高齢者対応の医薬品説明書テスト方案のパブコメ募集
2023. 7. 7
高齢者対応の医薬品説明書テスト方案のパブコメ募集

高齢化対応改革の一環として、国家医薬品監督管理局(NMPA)は医薬品に添付される説明書(添付文書)をわかり易く統一するためのパブリックコメントを募集している。今回、NMPAが発表したのは「医薬品説明書の高齢化適応改革試行方案(意見募集稿)」(以下「方案」という)及び「医薬品説明書(簡略版)作成ガイドライン(意見募集稿)」「電子版医薬品説明書(完全版)様式要求(意見募集稿)」で、書式、字体、文字の大きさなどを具体的に定めたガイドラインに則った運用テストを上海等の一部地域で実施し、これにより、医薬品に添付される文書の管理を最適化し、「はっきり見えない」などの問題を解決し、様々な患者が使用しやすくすることを目指している。方案は、6月29日に発表され、7月28日までパブリックコメントを募集している。
「方案」による今回の改革試行の範囲と主な表記要求には次の数点が含まれる。
- パイロットテストの実施地域:上海、江蘇、浙江、山東、湖南、広東省(市)。
- パイロットテストの対象医薬品:高齢患者が常用する一部の経口、外用医薬品製剤。
- パイロットテスト実施企業:主に省級医薬品監督管理部門によって組織し、医薬品上市許可保有者(MAH)による自発的な申請を原則とする。海外のMAHの場合は、国家医薬品審査センター(CDE)に届出を申請して実施する。
- 医薬品の説明書(簡略版)は、明晰かつ識別しやすく、高齢患者が医薬品を使用するうえで便利であること。電子版の医薬品説明書(完全版)の内容は正確で、監督管理部門が承認した最新版の医薬品説明書の内容と一致していなければならない。簡略版の一般様式、および電子版の作成要求については、それぞれ2つのガイドラインを参照できる。

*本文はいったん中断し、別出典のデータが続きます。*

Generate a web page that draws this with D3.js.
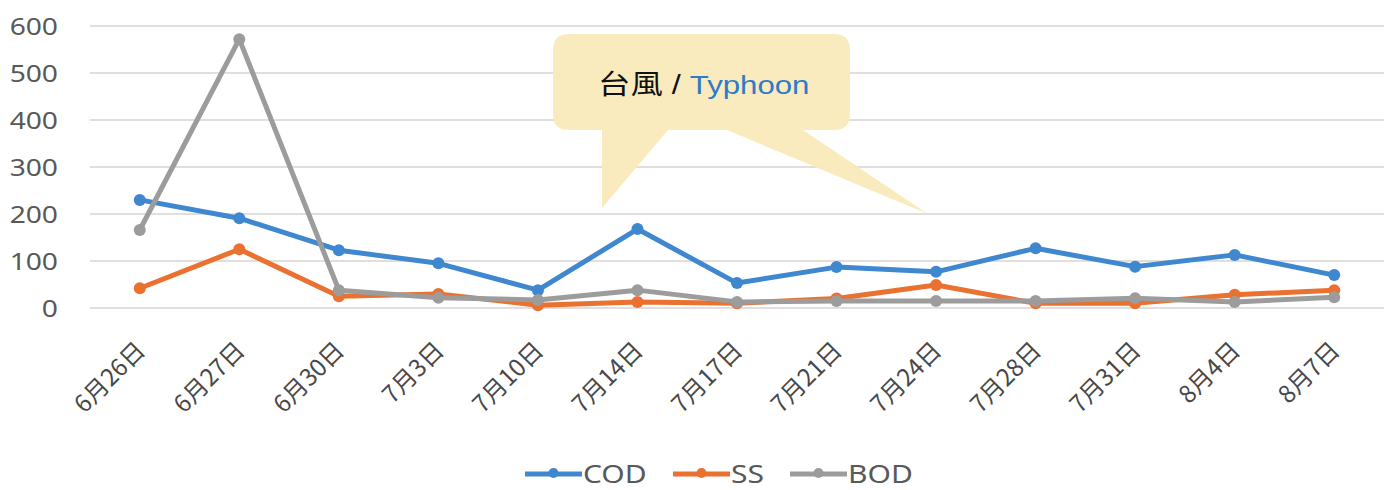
<!DOCTYPE html>
<html><head><meta charset="utf-8">
<script src="https://cdn.jsdelivr.net/npm/d3@7"></script>
<style>html,body{margin:0;padding:0;background:#fff;}svg{display:block;}</style>
</head><body>
<svg id="chart" width="1397" height="490"></svg>
<script>
const categories = ["6月26日","6月27日","6月30日","7月3日","7月10日","7月14日","7月17日","7月21日","7月24日","7月28日","7月31日","8月4日","8月7日"];
const codValues = [230, 191, 123, 95, 38, 168, 53, 87, 77, 127, 88, 113, 70];
const ssValues  = [42, 125, 25, 30, 6, 13, 10, 20, 49, 10, 10, 28, 38];
const bodValues = [166, 572, 38, 22, 17, 38, 13, 15, 15, 15, 21, 13, 23];
const yTicks = [0, 100, 200, 300, 400, 500, 600];
const seriesNames = ["COD", "SS", "BOD"];
const seriesColors = ["#3f87cf", "#ea7130", "#9c9c9c"];
const calloutText = ["台風", " / ", "Typhoon"];

const series = [codValues, ssValues, bodValues].map((v, i) => ({name: seriesNames[i], color: seriesColors[i], values: v}));
const SX = 1.2; // horizontal stretch of the original figure's text

const svg = d3.select("#chart");
const x = d3.scalePoint().domain(categories).range([90, 1384]).padding(0.5);
const y = d3.scaleLinear().domain([0, 600]).range([308, 26]);

// gridlines
svg.append("g").selectAll("line").data(yTicks).join("line")
  .attr("x1", 90).attr("x2", 1384)
  .attr("y1", d => y(d)).attr("y2", d => y(d))
  .attr("stroke", "#d9d3d3").attr("stroke-width", 1.6);

// y axis labels
const yAxis = d3.axisLeft(y).tickValues(yTicks).tickSize(0).tickPadding(0);
const yg = svg.append("g").attr("transform", "translate(58,0)").call(yAxis);
yg.select(".domain").remove();
yg.selectAll("text").attr("x", 0).attr("font-family", "'Noto Sans', sans-serif").attr("font-size", 23.5)
  .attr("fill", "#595959").attr("dy", "0.36em").attr("transform", `scale(${SX},1)`);

// x axis labels
const xAxis = d3.axisBottom(x).tickSize(0).tickPadding(0);
const xg = svg.append("g").call(xAxis);
xg.select(".domain").remove();
xg.selectAll(".tick").attr("transform", d => `translate(${x(d) + 7},352)`);
xg.selectAll("text")
  .attr("font-family", "'Noto Sans CJK TC', sans-serif").attr("font-size", 24)
  .attr("fill", "#484848").attr("text-anchor", "end")
  .attr("x", 0).attr("y", 0).attr("dy", 0)
  .attr("transform", "rotate(-45)");

// callout
const callout = svg.append("g");
const bx0 = 553, bx1 = 850, by0 = 34, by1 = 130, r = 16;
const p = d3.path();
p.moveTo(bx0 + r, by0);
p.lineTo(bx1 - r, by0);
p.quadraticCurveTo(bx1, by0, bx1, by0 + r);
p.lineTo(bx1, by1 - r);
p.quadraticCurveTo(bx1, by1, bx1 - r, by1);
p.lineTo(803, by1);
p.lineTo(928, 214);
p.lineTo(727, by1);
p.lineTo(668, by1);
p.lineTo(602, 208);
p.lineTo(602, by1);
p.lineTo(bx0 + r, by1);
p.quadraticCurveTo(bx0, by1, bx0, by1 - r);
p.lineTo(bx0, by0 + r);
p.quadraticCurveTo(bx0, by0, bx0 + r, by0);
p.closePath();
callout.append("path").attr("d", p.toString()).attr("fill", "#faeabb").attr("opacity", 0.95);
const ct = callout.append("g").attr("transform", `translate(598,94) scale(${SX},1)`)
  .append("text").attr("x", 0).attr("y", 0)
  .attr("font-family", "'Noto Sans CJK TC', sans-serif").attr("font-size", 27);
ct.append("tspan").text(calloutText[0]).attr("fill", "#111");
ct.append("tspan").text(calloutText[1]).attr("fill", "#111").attr("font-family", "'Liberation Sans', sans-serif");
ct.append("tspan").text(calloutText[2]).attr("fill", "#2e7bc9").attr("font-family", "'Liberation Sans', sans-serif").attr("font-size", 26);

// lines
const line = d3.line().x((d, i) => x(categories[i])).y(d => y(d));
const sg = svg.append("g").selectAll("g").data(series).join("g");
sg.append("path").attr("d", d => line(d.values)).attr("fill", "none")
  .attr("stroke", d => d.color).attr("stroke-width", 5).attr("stroke-linejoin", "round");
sg.selectAll("circle").data(d => d.values.map((v, i) => ({v, i, c: d.color}))).join("circle")
  .attr("cx", d => x(categories[d.i])).attr("cy", d => y(d.v)).attr("r", 6)
  .attr("fill", d => d.c);

// legend
const legendX = [525, 673, 790];
const lg = svg.append("g").selectAll("g").data(series).join("g")
  .attr("transform", (d, i) => `translate(${legendX[i]},474)`);
lg.append("line").attr("x1", 0).attr("x2", 57).attr("y1", 0).attr("y2", 0)
  .attr("stroke", d => d.color).attr("stroke-width", 5);
lg.append("circle").attr("cx", 28.5).attr("cy", -1).attr("r", 5).attr("fill", d => d.color);
lg.append("text").attr("x", 58 / SX).attr("y", 0).attr("dy", "0.34em").text(d => d.name)
  .attr("transform", `scale(${SX},1)`)
  .attr("font-family", "'Noto Sans', sans-serif").attr("font-size", 25).attr("fill", "#595959");
</script>
</body></html>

特筆したい点は、中国政府が同日発表した「中華人民共和国バリアフリー環境建設法」が今年9月1日から施行されることだ。同法第37条では、「国務院の関係部門は医薬品のラベル、説明書の管理規範を整備し、医薬品生産経営者に対して、音声、大文字、点字、電子版などのバリアフリー様式のラベル、添付文書を提供するように要求すべきである」と定めている。NMPAとしてもこの条項の呼びかけに応じて、直ちに医薬品の説明書を改革する3つの意見募集稿を発表したことになる。
今回の改革試行は説明書の高齢化対応(簡略版と電子版)に限られているが、「方案」では更に、MAHが医薬品説明書の音声放送、点字サービスを提供し、障害者など特殊な人々が安全に医薬品を使用できるための需要を満たすことを奨励している。今回の試行方案の実施に伴い、高齢化適応とバリアフリー化への要求はすべての医薬品の説明文書等に普及されるはずである。各MAHは、医薬品の説明文書等の改革について引き続き注視し、相応の準備をしておくべきだろう。